A total of 29 provincial regions have started or made plans to reform the national college entrance exam, or gaokao, offering more options to students taking the critical test, the Ministry of Education said on Thursday.
Wang Hui, director of the ministry's department of college students affairs, said 14 provincial regions have already implemented gaokao reforms. Seven regions will officially implement them in 2024, while eight others will do so in 2025.
Before the reforms, high school students were divided into liberal arts and sciences categories, in which the former needed to answer questions related to politics, history and geography on the gaokao while the latter concentrated on physics, chemistry and biology.
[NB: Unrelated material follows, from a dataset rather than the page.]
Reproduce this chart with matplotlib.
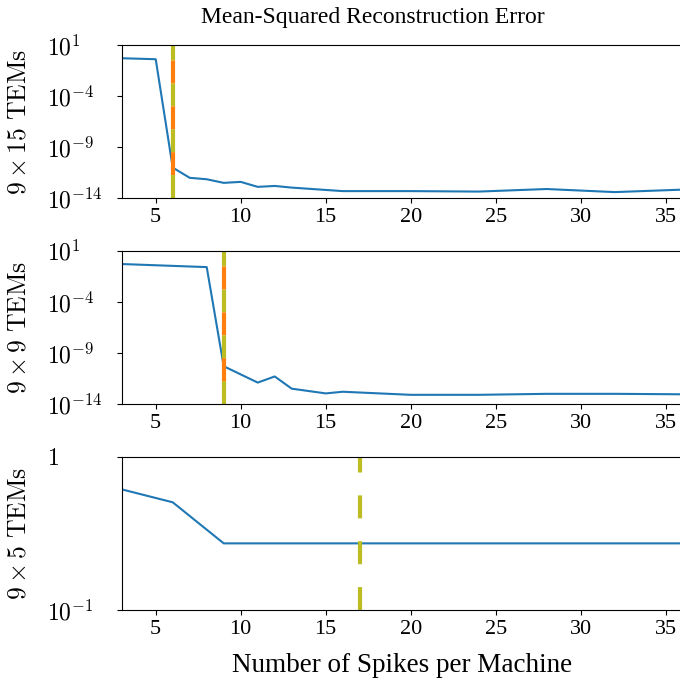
import numpy as np
import matplotlib.pyplot as plt

plt.rcParams['font.family'] = 'Liberation Serif'
plt.rcParams['mathtext.fontset'] = 'cm'

# spikes per machine and MSE for each TEM configuration
x15 = [3, 5, 6, 7, 8, 9, 10, 11, 12, 13, 16, 20, 24, 28, 32, 36]
mse15 = [5.0e-1, 4.0e-1, 1.0e-11, 1.0e-12, 7.2e-13, 3.2e-13, 4.0e-13, 1.3e-13,
         1.6e-13, 1.1e-13, 5.0e-14, 5.0e-14, 4.5e-14, 8.0e-14, 4.0e-14, 7.0e-14]

x9 = [3, 6, 8, 9, 11, 12, 13, 15, 16, 20, 24, 28, 32, 36]
mse9 = [5.0e-1, 3.3e-1, 2.5e-1, 5.0e-11, 1.26e-12, 5.0e-12, 3.2e-13, 1.1e-13,
        1.6e-13, 8.0e-14, 8.0e-14, 1.0e-13, 1.0e-13, 9.0e-14]

x5 = [3, 6, 9, 12, 16, 20, 24, 28, 32, 36]
mse5 = [0.612, 0.504, 0.272, 0.272, 0.272, 0.272, 0.272, 0.272, 0.272, 0.272]

# theoretical spike thresholds
thr_olive = [6, 9, 17]
thr_orange = [6, 9, None]

row_labels = [r'$9\times 15\ \mathrm{TEMs}$', r'$9\times 9\ \mathrm{TEMs}$',
              r'$9\times 5\ \mathrm{TEMs}$']
ylims = [(1e-14, 1e1), (1e-14, 1e1), (1e-1, 1)]
yticks = [[1e1, 1e-4, 1e-9, 1e-14], [1e1, 1e-4, 1e-9, 1e-14], [1, 1e-1]]
yticklabels = [[r'$10^{1}$', r'$10^{-4}$', r'$10^{-9}$', r'$10^{-14}$'],
               [r'$10^{1}$', r'$10^{-4}$', r'$10^{-9}$', r'$10^{-14}$'],
               [r'$1$', r'$10^{-1}$']]
xticks = [5, 10, 15, 20, 25, 30, 35]

fig = plt.figure(figsize=(6.8, 6.86), dpi=100)
bottoms = [0.711, 0.411, 0.1108]
data = [(x15, mse15), (x9, mse9), (x5, mse5)]

for i in range(3):
    ax = fig.add_axes([0.179, bottoms[i], 0.825, 0.2235])
    xs, ys = data[i]
    ax.plot(xs, ys, color='#1f77b4', lw=1.5)
    ax.axvline(thr_olive[i], color='#bcbd22', lw=3, linestyle=(0, (5.5, 5.5)))
    if thr_orange[i] is not None:
        ax.axvline(thr_orange[i], color='#ff7f0e', lw=3, linestyle=(5.5, (5.5, 5.5)))
    ax.set_yscale('log')
    ax.set_xlim(3, 36)
    ax.set_ylim(*ylims[i])
    ax.set_yticks(yticks[i])
    ax.set_yticklabels(yticklabels[i], fontsize=17, ha='left')
    ax.minorticks_off()
    ax.set_xticks(xticks)
    ax.tick_params(axis='x', labelsize=16)
    ax.tick_params(axis='y', pad=50)
    ax.set_ylabel(row_labels[i], fontsize=18.5)
    ax.yaxis.set_label_coords(-0.163, 0.5)
    if i == 2:
        ax.set_xlabel('Number of Spikes per Machine', fontsize=19.5, labelpad=10)

fig.text(0.548, 0.967, 'Mean-Squared Reconstruction Error', ha='center',
         va='baseline', fontsize=17)

plt.savefig('out.png', dpi=100)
Now, students can choose any three of these six subjects to be tested on.
According to third-party surveys, students welcomed the reforms, and high school and university officials said they think the changes encourage students to learn more about the different subjects and that education officials have made progress in testing students based on their aptitudes, Wang said at a news conference on achievements in exam reforms since the 18th National Congress of the Communist Party of China in 2012.
That year, a special project was launched to enroll students in rural and formerly impoverished regions to study at key universities with lower gaokao scores.
The number of students enrolled under the project jumped from 10,000 in 2012 to 131,000 last year, with total enrollment reaching more than 950,000 students over the past decade, he said.
Moreover, the ministry launched a pilot enrollment project at top universities in 2020 focusing on students with special talents in basic disciplines including math, physics, chemistry, biology, history, philosophy and ancient Chinese characters.
More than 18,000 students have been enrolled to 39 top universities under the project, Wang added.